Adapting Neural Networks for the Estimation of Treatment Effects

The paper "Adapting Neural Networks for the Estimation of Treatment Effects" contributes to the field of causal inference by focusing on how neural networks can be tailored to improve the estimation of causal effects from observational data. The authors propose two specific adaptations to the use of neural networks in estimating treatment effects: Dragonnet, a novel neural network architecture, and a method called targeted regularization. These adaptations aim to leverage insights from statistical literature to enhance the accuracy of causal effect estimation, particularly in the presence of confounding factors.

Neural Network Design for Treatment Effect Estimation

The approach to estimating treatment effects involves two primary stages: fitting models to predict outcomes and treatment probabilities, and subsequently using these models in a downstream estimator for treatment effects. The paper posits that neural networks are well-suited for the predictive tasks in the first stage, given their strong predictive capabilities. However, the novelty lies in improving the end-result for treatment effect estimation by refining how these networks are trained and architected.

Dragonnet Architecture

Dragonnet is introduced as an innovative architecture that specifically accommodates the task of treatment effect estimation. It is predicated on the principle of the sufficiency of the propensity score, which posits that adjusting for the propensity score (the probability of treatment given covariates) is sufficient for causal effect estimation. Dragonnet comprises a deep network that learns a representation to predict both outcomes and treatment assignments. Notably, it multitasks between predicting the outcome and the propensity score, potentially leading to more efficient use of covariate information pertinent to treatment predictions.

Targeted Regularization

The paper also presents targeted regularization, a modification during network training that aligns with non-parametric estimation theory principles. This approach involves adding a regularization term to the traditional training objective that incentivizes the network to satisfy a non-parametric estimating equation. The result aims to endow the estimator with desirable properties such as efficiency and robustness to model misspecification, achieving consistency in the treatment effect estimate even if one of the underlying models (outcome or treatment) is incorrect.

Empirical Evaluation

The proposed methods were evaluated using semi-synthetic datasets, particularly the IHDP benchmark and datasets from the ACIC 2018 competition. The results indicate that both Dragonnet and the integrated targeted regularization approach improve the estimation of treatment effects compared to existing neural network methods. Dragonnet, in particular, demonstrated the capability to manage noise from covariates irrelevant to treatment but predictive of outcomes, likely due to its architecture focusing on treatment-related covariate information.

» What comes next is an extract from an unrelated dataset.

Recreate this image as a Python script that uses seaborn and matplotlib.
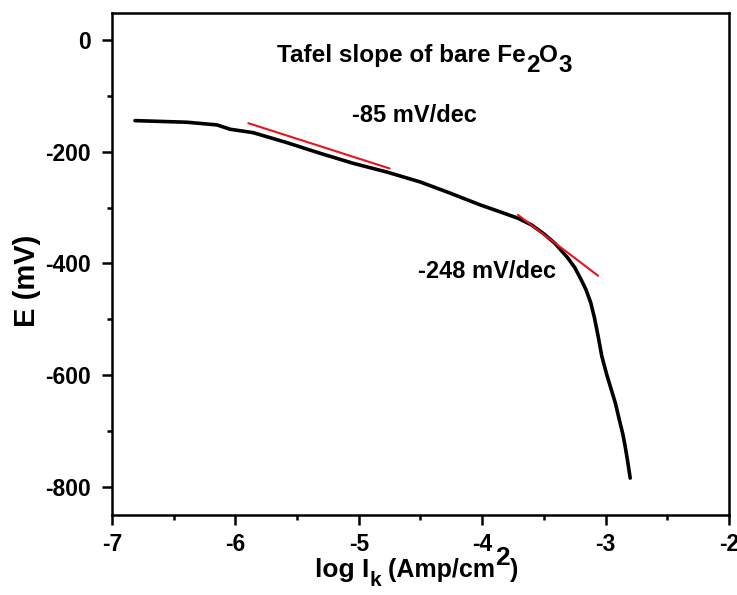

Implications and Future Directions

Practically, these adaptations hold significant potential in domains where randomized control trials are impractical, allowing for more reliable causal conclusions from observational data. Theoretically, the proposed methods highlight the importance of refining model architectures and training procedures to align with specific statistical goals, such as causal inference.

The paper leaves open several avenues for further research. It invites exploration on the broader applicability of Dragonnet and targeted regularization across various causal estimands and potential mediation analyses. Additionally, understanding when and why these methods outperform traditional approaches could guide future theoretical and methodological innovations in causal inference using machine learning.

In conclusion, the paper makes a substantial contribution by adapting neural network methodology to the nuanced requirements of treatment effect estimation, demonstrating empirical robustness and offering insights for practical causal analysis.